After the big move, the project will continue for another year, with demolition of the old building, remodeling and elevating the gym to be out of the floodway and big enough for 2,300 students, and reconstruction of the baseball field.

The new school will be designed from the ideas that a design team of school administrators, teachers, parents and students recommended. These ideas included an open design, an elevated structure for security, keeping special needs students on the ground floor, and support for creating “small learning communities,” or core groups of students who take most classes together.

“The question was how do you take a 2,300 student high school and make it feel smaller,” Stokes explained.

Also, “There was a strong value placed on maintaining the freshman campus in a separate area,” Stokes said, after reviewing the Thoughtstream feedback on the district’s construction plans.

Designs for the new school building will include roughly half of one wing of the building dedicated to freshmen.

The final designs are projected to be completed this fall, with construction projected to start in April 2017.

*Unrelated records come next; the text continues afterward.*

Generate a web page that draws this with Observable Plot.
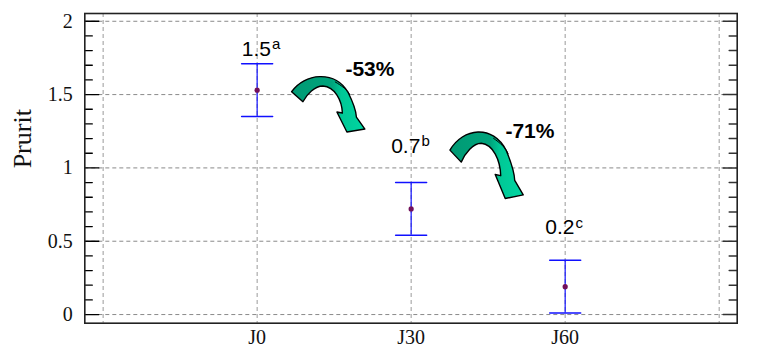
<!DOCTYPE html>
<html>
<head>
<meta charset="utf-8">
<script src="https://cdn.jsdelivr.net/npm/d3@7"></script>
<script src="https://cdn.jsdelivr.net/npm/@observablehq/plot@0.6"></script>
<style>
  html, body { margin: 0; padding: 0; background: white; }
</style>
</head>
<body>
<div id="chart"></div>
<script>
// ---- data ----
const categories = ["J0", "J30", "J60"];
const means = [1.53, 0.72, 0.19];
const upper = [1.71, 0.90, 0.37];
const lower = [1.35, 0.54, 0.01];
const valueLabels = ["1.5", "0.7", "0.2"];
const superscripts = ["a", "b", "c"];
const changeLabels = ["-53%", "-71%"];
const yTicks = [0, 0.5, 1, 1.5, 2];
const yMinorTicks = [0.1, 0.2, 0.3, 0.4, 0.6, 0.7, 0.8, 0.9, 1.1, 1.2, 1.3, 1.4, 1.6, 1.7, 1.8, 1.9];
const xGrid = [-1, 0, 1, 2, 3];

// annotation anchors (data units)
const labelX = [0.09, 1.06, 2.06];
const labelY = [1.766, 1.103, 0.546];
const changeX = [0.573, 1.612];
const changeY = [1.63, 1.205];
const arrowX = [0.227, 1.255];
const arrowY = [1.516, 1.118];
const arrowSY = [1, 1.2];

const idx = categories.map((_, i) => i);
const cidx = changeLabels.map((_, i) => i);

const serif = "'Liberation Serif', 'Times New Roman', serif";
const sans = "'Liberation Sans', Arial, sans-serif";

const lineShape = {draw(context, l) { context.moveTo(0, 0); context.lineTo(0, -l); }};

const arrowPath = "M0,0 C13,-18.7 43,-21.7 56.3,0.3 C60.3,8.3 64.3,16.3 64.8,25.3 L73.3,37.3 L55.3,40.3 L45.3,20.3 L50.8,21.3 C50.3,8.3 43.3,-4.7 31.3,-5.7 C23.3,-5.7 15.3,2.3 11.3,10 Z";
const twistPath = "M43.3,-10 C50,-6 56,-2 58.3,3.3";

function arrows(index, scales) {
  const g = d3.create("svg:g");
  const defs = g.append("defs");
  const grad = defs.append("linearGradient").attr("id", "arrowGrad")
    .attr("x1", "0").attr("x2", "1").attr("y1", "0").attr("y2", "0");
  grad.append("stop").attr("offset", "0").attr("stop-color", "#009a74");
  grad.append("stop").attr("offset", "0.55").attr("stop-color", "#00a47c");
  grad.append("stop").attr("offset", "0.68").attr("stop-color", "#00c896");
  grad.append("stop").attr("offset", "1").attr("stop-color", "#00d6a2");
  arrowX.forEach((ax, i) => {
    const px = scales.x(ax), py = scales.y(arrowY[i]);
    const gg = g.append("g").attr("transform", `translate(${px},${py}) scale(1,${arrowSY[i]})`);
    gg.append("path").attr("d", arrowPath).attr("fill", "url(#arrowGrad)")
      .attr("stroke", "black").attr("stroke-width", 1.4).attr("stroke-linejoin", "round")
      .attr("vector-effect", "non-scaling-stroke");
    gg.append("path").attr("d", twistPath).attr("fill", "none")
      .attr("stroke", "black").attr("stroke-width", 1).attr("vector-effect", "non-scaling-stroke");
  });
  return g.node();
}

const chart = Plot.plot({
  width: 767,
  height: 347,
  marginLeft: 84.3,
  marginRight: 30.3,
  marginTop: 13,
  marginBottom: 24.3,
  x: {domain: [-1.119, 3.117]},
  y: {domain: [-0.059, 2.053]},
  style: {background: "white", overflow: "visible"},
  marks: [
    Plot.gridY(yTicks, {stroke: "#8a8a8a", strokeOpacity: 1, strokeDasharray: "4,3"}),
    Plot.gridX(xGrid, {stroke: "#9a9a9a", strokeOpacity: 1, strokeDasharray: "4,3"}),
    Plot.axisY(yTicks, {tickSize: 0, tickPadding: 12, fontSize: 20, fontFamily: serif, fill: "#111", label: null, tickFormat: d => String(d)}),
    Plot.axisX([0, 1, 2], {tickSize: 0, tickPadding: 7, fontSize: 20, fontFamily: serif, fill: "#111", label: null, tickFormat: i => categories[i]}),
    // inward ticks, left and right
    Plot.vector(yTicks, {y: d => d, frameAnchor: "left", rotate: 90, length: 14, anchor: "start", shape: lineShape, stroke: "black", strokeWidth: 1.3}),
    Plot.vector(yMinorTicks, {y: d => d, frameAnchor: "left", rotate: 90, length: 7.5, anchor: "start", shape: lineShape, stroke: "black", strokeWidth: 1.3}),
    Plot.vector(yTicks, {y: d => d, frameAnchor: "right", rotate: -90, length: 14, anchor: "start", shape: lineShape, stroke: "#333", strokeWidth: 1.5}),
    Plot.vector(yMinorTicks, {y: d => d, frameAnchor: "right", rotate: -90, length: 8, anchor: "start", shape: lineShape, stroke: "#333", strokeWidth: 1.5}),
    // error bars
    Plot.ruleX(idx, {x: i => i, y1: i => lower[i], y2: i => upper[i], stroke: "#1010ff", strokeWidth: 1.2}),
    Plot.vector(idx, {x: i => i, y: i => upper[i], rotate: 90, length: 31, anchor: "middle", shape: lineShape, stroke: "#1010ff", strokeWidth: 1.5}),
    Plot.vector(idx, {x: i => i, y: i => lower[i], rotate: 90, length: 31, anchor: "middle", shape: lineShape, stroke: "#1010ff", strokeWidth: 1.5}),
    Plot.dot(idx, {x: i => i, y: i => means[i], r: 2.6, fill: "#72105a", stroke: "none"}),
    // value labels
    Plot.text(idx, {x: i => labelX[i], y: i => labelY[i], text: i => valueLabels[i], textAnchor: "end", lineAnchor: "bottom", fontSize: 21, fontFamily: sans, fill: "black"}),
    Plot.text(idx, {x: i => labelX[i], y: i => labelY[i], text: i => superscripts[i], textAnchor: "start", lineAnchor: "bottom", dx: 1, dy: -6.5, fontSize: 15, fontFamily: sans, fill: "black"}),
    Plot.text(cidx, {x: i => changeX[i], y: i => changeY[i], text: i => changeLabels[i], textAnchor: "start", lineAnchor: "bottom", fontSize: 21, fontWeight: "bold", fontFamily: sans, fill: "black", letterSpacing: "0.5px"}),
    Plot.text(["Prurit"], {frameAnchor: "left", dx: -62, rotate: -90, fontSize: 26, fontFamily: serif, fill: "#111"}),
    arrows,
    Plot.frame({stroke: "#222", strokeWidth: 1.6})
  ]
});

document.getElementById("chart").appendChild(chart);
</script>
</body>
</html>
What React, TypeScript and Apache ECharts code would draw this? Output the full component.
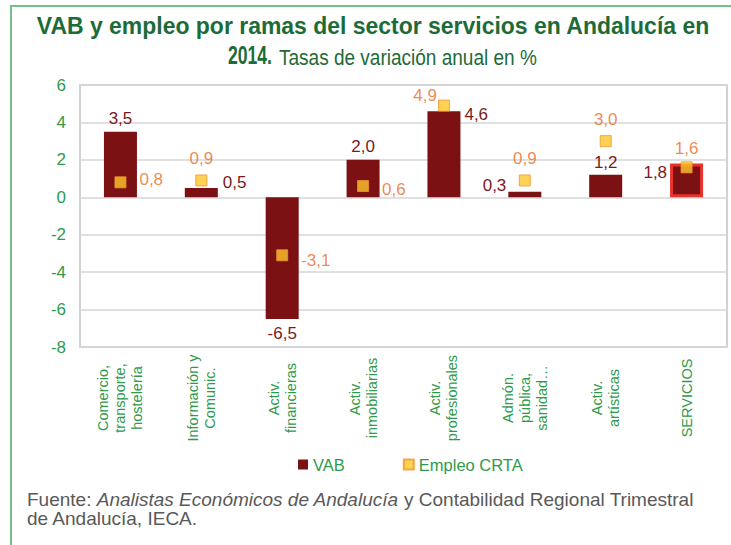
import React, { useEffect, useRef } from "react";
import * as echarts from "echarts";

const categories = [
  "Comercio,\ntransporte,\nhostelería",
  "Información y\nComunic.",
  "Activ.\nfinancieras",
  "Activ.\ninmobiliarias",
  "Activ.\nprofesionales",
  "Admón.\npública,\nsanidad…",
  "Activ.\nartísticas",
  "SERVICIOS",
];
const vabValues = [3.5, 0.5, -6.5, 2.0, 4.6, 0.3, 1.2, 1.8];
const empleoValues = [0.8, 0.9, -3.1, 0.6, 4.9, 0.9, 3.0, 1.6];
const yTicks = { min: -8, max: 6, interval: 2 };

const TITLE_LINE1 = "VAB y empleo por ramas del sector servicios en Andalucía en";
const TITLE_YEAR = "2014.";
const TITLE_SUB = "Tasas de variación anual en %";

const GREEN = "#2f9a4c";
const TITLE_GREEN = "#1d6b37";
const BAR = "#7b1113";
const VAB_LABEL = "#7a1a20";
const EMP_LABEL = "#ec6a26";
const FONT = "'Liberation Sans', Arial, sans-serif";
const TITLE_FONT = "bold 23px 'Liberation Sans', Arial, sans-serif";
const YEAR_FONT = "bold 26px 'Liberation Sans', Arial, sans-serif";
const SUB_FONT = "22px 'Liberation Sans', Arial, sans-serif";

const fmt = (v: number) => v.toFixed(1).replace(".", ",");

const vabLabelStyle: any[] = [
  { position: "top" },
  { position: "right", offset: [0, -10] },
  { position: "bottom", distance: 6 },
  { position: "top" },
  { position: ["100%", 0], align: "left", verticalAlign: "middle", offset: [4, 3] },
  { position: "left", distance: 2, offset: [0, -9] },
  { position: "top", distance: 4 },
  { position: "left", distance: 3, offset: [0, -8] },
];
const empLabelStyle: any[] = [
  { position: "right", distance: 13, offset: [0, -3] },
  { position: "top", distance: 7 },
  { position: "right", distance: 13, offset: [0, 5] },
  { position: "right", distance: 13, offset: [0, 3] },
  { position: "left", distance: 1, offset: [0, -10] },
  { position: "top", distance: 7 },
  { position: "top", distance: 7 },
  { position: "top", distance: 4 },
];

function measure(text: string, font: string): number {
  const c = document.createElement("canvas");
  const ctx = c.getContext("2d");
  if (!ctx) return text.length * 12;
  ctx.font = font;
  return ctx.measureText(text).width;
}

export default function App() {
  const ref = useRef<HTMLDivElement>(null);
  useEffect(() => {
    if (!ref.current) return;
    const chart = echarts.init(ref.current, null, { renderer: "svg" });
    const sx1 = 674 / measure(TITLE_LINE1, TITLE_FONT);
    const sxYear = 44 / measure(TITLE_YEAR, YEAR_FONT);
    const sxSub = 258 / measure(TITLE_SUB, SUB_FONT);
    const option: any = {
      animation: false,
      backgroundColor: "#ffffff",
      textStyle: { fontFamily: FONT },
      grid: {
        left: 80,
        right: 4,
        top: 85,
        bottom: 198,
        show: true,
        borderColor: "#c4c4c4",
        borderWidth: 1.5,
      },
      legend: {
        left: 293,
        top: 451,
        itemWidth: 10,
        itemHeight: 10,
        itemGap: 58,
        textStyle: { color: GREEN, fontSize: 16.5, fontFamily: FONT },
        data: [
          { name: "VAB", icon: "rect" },
          { name: "Empleo CRTA", icon: "rect" },
        ],
      },
      xAxis: {
        type: "category",
        data: categories,
        axisLine: { show: false },
        axisTick: { show: false },
        splitLine: { show: false },
        axisLabel: {
          interval: 0,
          rotate: 90,
          align: "center",
          verticalAlign: "middle",
          margin: 51,
          color: GREEN,
          fontSize: 14.5,
          lineHeight: 17,
          fontFamily: FONT,
        },
      },
      yAxis: {
        type: "value",
        min: yTicks.min,
        max: yTicks.max,
        interval: yTicks.interval,
        axisLine: { show: false },
        axisTick: { show: false },
        splitLine: { lineStyle: { color: "#d6d6d6", width: 1.5 } },
        axisLabel: { color: GREEN, fontSize: 17, margin: 14, fontFamily: FONT },
      },
      series: [
        {
          name: "VAB",
          type: "bar",
          barWidth: 33,
          itemStyle: { color: BAR },
          label: {
            show: true,
            color: VAB_LABEL,
            fontSize: 17,
            fontFamily: FONT,
            formatter: (p: any) => fmt(p.value),
          },
          data: vabValues.map((v, i) => ({
            value: v,
            label: vabLabelStyle[i],
            itemStyle:
              i === vabValues.length - 1
                ? { color: BAR, borderColor: "#e8322c", borderWidth: 3 }
                : undefined,
          })),
        },
        {
          name: "Empleo CRTA",
          type: "scatter",
          symbol: "rect",
          symbolSize: 11,
          z: 5,
          itemStyle: { color: "#ffc72c", borderColor: "#f0962a", borderWidth: 1 },
          label: {
            show: true,
            color: EMP_LABEL,
            fontSize: 17,
            fontFamily: FONT,
            formatter: (p: any) => fmt(p.value),
          },
          data: empleoValues.map((v, i) => ({ value: v, label: empLabelStyle[i] })),
        },
      ],
      graphic: [
        {
          type: "polyline",
          shape: { points: [[11, 545], [11, 6], [731, 6]] },
          style: { stroke: "#74c08b", lineWidth: 2, fill: null },
          silent: true,
        },
        {
          type: "text",
          x: 373,
          y: 26,
          scaleX: sx1,
          style: {
            text: TITLE_LINE1,
            fill: TITLE_GREEN,
            font: TITLE_FONT,
            align: "center",
            verticalAlign: "middle",
          },
        },
        {
          type: "text",
          x: 228,
          y: 55,
          scaleX: sxYear,
          style: {
            text: TITLE_YEAR,
            fill: TITLE_GREEN,
            font: YEAR_FONT,
            align: "left",
            verticalAlign: "middle",
          },
        },
        {
          type: "text",
          x: 279,
          y: 56.5,
          scaleX: sxSub,
          style: {
            text: TITLE_SUB,
            fill: TITLE_GREEN,
            font: SUB_FONT,
            align: "left",
            verticalAlign: "middle",
          },
        },
        {
          type: "text",
          left: 27,
          top: 490,
          style: {
            rich: {
              n: { fill: "#595959", fontSize: 19, fontFamily: FONT, lineHeight: 19 },
              i: { fill: "#595959", fontSize: 19, fontFamily: FONT, fontStyle: "italic", lineHeight: 19 },
            },
            text:
              "{n|Fuente: }{i|Analistas Económicos de Andalucía}{n| y Contabilidad Regional Trimestral}\n{n|de Andalucía, IECA.}",
          },
        },
      ],
    };
    chart.setOption(option);
    return () => chart.dispose();
  }, []);
  return (
    <div
      ref={ref}
      style={{ position: "fixed", left: 0, top: 0, width: 731, height: 545 }}
    />
  );
}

The Mount Si High School remodel is the largest element in a $244 million bond that district voters approved in February. Others include a sixth elementary school, which the district broke ground on earlier this year, and repairs and updates to every other school building in the district, some of which are already underway.

In this photo, taken April 15 by Mount Si High School video students with a drone, site work on the sixth elementary school has begun.

 

By June 23, the site for the sixth elementary has been cleared of trees and is being leveled.